* _Task details_
Return each line of the listing below, unchanged, and omit the images.
— start of Source excerpt —
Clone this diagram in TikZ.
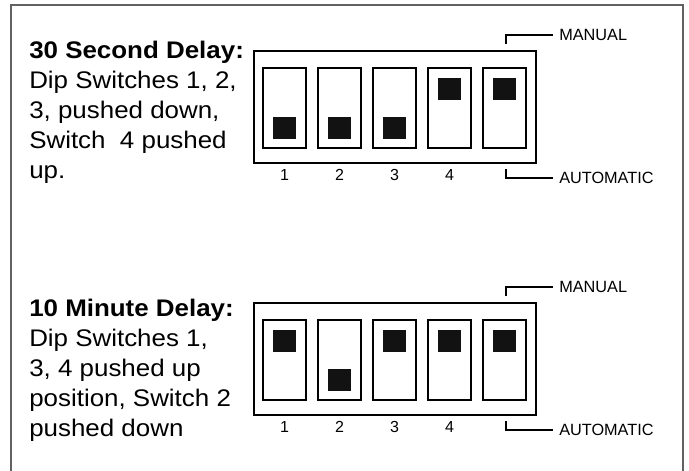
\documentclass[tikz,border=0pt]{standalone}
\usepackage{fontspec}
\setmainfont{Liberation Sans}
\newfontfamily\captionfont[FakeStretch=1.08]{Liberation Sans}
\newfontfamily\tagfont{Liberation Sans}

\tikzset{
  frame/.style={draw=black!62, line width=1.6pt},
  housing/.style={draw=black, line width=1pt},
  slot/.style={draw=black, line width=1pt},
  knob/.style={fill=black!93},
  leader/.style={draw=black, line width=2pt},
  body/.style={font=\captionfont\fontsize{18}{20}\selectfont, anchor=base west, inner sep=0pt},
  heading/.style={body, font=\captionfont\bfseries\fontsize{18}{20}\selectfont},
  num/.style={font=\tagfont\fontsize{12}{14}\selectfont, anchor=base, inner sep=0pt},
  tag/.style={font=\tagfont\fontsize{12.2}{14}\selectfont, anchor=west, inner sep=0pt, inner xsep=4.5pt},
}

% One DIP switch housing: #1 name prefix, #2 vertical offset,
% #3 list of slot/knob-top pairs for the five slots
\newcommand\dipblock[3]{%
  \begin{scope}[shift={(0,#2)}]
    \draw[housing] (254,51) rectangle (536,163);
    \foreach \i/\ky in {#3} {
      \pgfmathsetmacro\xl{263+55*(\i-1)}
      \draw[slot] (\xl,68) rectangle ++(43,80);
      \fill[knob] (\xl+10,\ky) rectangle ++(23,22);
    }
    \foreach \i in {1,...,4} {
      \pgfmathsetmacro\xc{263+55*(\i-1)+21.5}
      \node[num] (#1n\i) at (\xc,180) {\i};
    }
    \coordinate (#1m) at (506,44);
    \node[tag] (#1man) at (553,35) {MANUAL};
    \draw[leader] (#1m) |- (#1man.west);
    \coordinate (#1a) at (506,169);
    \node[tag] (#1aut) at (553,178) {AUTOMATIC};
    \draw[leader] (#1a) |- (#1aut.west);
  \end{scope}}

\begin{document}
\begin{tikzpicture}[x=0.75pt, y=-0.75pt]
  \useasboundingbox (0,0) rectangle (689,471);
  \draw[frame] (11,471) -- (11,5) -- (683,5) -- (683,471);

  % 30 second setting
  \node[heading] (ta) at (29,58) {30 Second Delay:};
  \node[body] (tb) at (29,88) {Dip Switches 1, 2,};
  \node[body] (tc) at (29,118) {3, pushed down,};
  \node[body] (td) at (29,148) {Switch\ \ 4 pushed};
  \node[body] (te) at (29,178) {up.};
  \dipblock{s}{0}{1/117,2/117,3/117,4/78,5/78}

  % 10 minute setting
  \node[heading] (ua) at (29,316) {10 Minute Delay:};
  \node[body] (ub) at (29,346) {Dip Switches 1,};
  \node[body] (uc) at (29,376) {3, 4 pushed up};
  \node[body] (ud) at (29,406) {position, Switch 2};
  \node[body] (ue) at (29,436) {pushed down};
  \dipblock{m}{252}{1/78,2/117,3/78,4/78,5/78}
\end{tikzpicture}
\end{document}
— end of Source excerpt —
* _Expected output_
Clone this diagram in TikZ.
\documentclass[tikz,border=0pt]{standalone}
\usepackage{fontspec}
\setmainfont{Liberation Sans}
\newfontfamily\captionfont[FakeStretch=1.08]{Liberation Sans}
\newfontfamily\tagfont{Liberation Sans}

\tikzset{
  frame/.style={draw=black!62, line width=1.6pt},
  housing/.style={draw=black, line width=1pt},
  slot/.style={draw=black, line width=1pt},
  knob/.style={fill=black!93},
  leader/.style={draw=black, line width=2pt},
  body/.style={font=\captionfont\fontsize{18}{20}\selectfont, anchor=base west, inner sep=0pt},
  heading/.style={body, font=\captionfont\bfseries\fontsize{18}{20}\selectfont},
  num/.style={font=\tagfont\fontsize{12}{14}\selectfont, anchor=base, inner sep=0pt},
  tag/.style={font=\tagfont\fontsize{12.2}{14}\selectfont, anchor=west, inner sep=0pt, inner xsep=4.5pt},
}

% One DIP switch housing: #1 name prefix, #2 vertical offset,
% #3 list of slot/knob-top pairs for the five slots
\newcommand\dipblock[3]{%
  \begin{scope}[shift={(0,#2)}]
    \draw[housing] (254,51) rectangle (536,163);
    \foreach \i/\ky in {#3} {
      \pgfmathsetmacro\xl{263+55*(\i-1)}
      \draw[slot] (\xl,68) rectangle ++(43,80);
      \fill[knob] (\xl+10,\ky) rectangle ++(23,22);
    }
    \foreach \i in {1,...,4} {
      \pgfmathsetmacro\xc{263+55*(\i-1)+21.5}
      \node[num] (#1n\i) at (\xc,180) {\i};
    }
    \coordinate (#1m) at (506,44);
    \node[tag] (#1man) at (553,35) {MANUAL};
    \draw[leader] (#1m) |- (#1man.west);
    \coordinate (#1a) at (506,169);
    \node[tag] (#1aut) at (553,178) {AUTOMATIC};
    \draw[leader] (#1a) |- (#1aut.west);
  \end{scope}}

\begin{document}
\begin{tikzpicture}[x=0.75pt, y=-0.75pt]
  \useasboundingbox (0,0) rectangle (689,471);
  \draw[frame] (11,471) -- (11,5) -- (683,5) -- (683,471);

  % 30 second setting
  \node[heading] (ta) at (29,58) {30 Second Delay:};
  \node[body] (tb) at (29,88) {Dip Switches 1, 2,};
  \node[body] (tc) at (29,118) {3, pushed down,};
  \node[body] (td) at (29,148) {Switch\ \ 4 pushed};
  \node[body] (te) at (29,178) {up.};
  \dipblock{s}{0}{1/117,2/117,3/117,4/78,5/78}

  % 10 minute setting
  \node[heading] (ua) at (29,316) {10 Minute Delay:};
  \node[body] (ub) at (29,346) {Dip Switches 1,};
  \node[body] (uc) at (29,376) {3, 4 pushed up};
  \node[body] (ud) at (29,406) {position, Switch 2};
  \node[body] (ue) at (29,436) {pushed down};
  \dipblock{m}{252}{1/78,2/117,3/78,4/78,5/78}
\end{tikzpicture}
\end{document}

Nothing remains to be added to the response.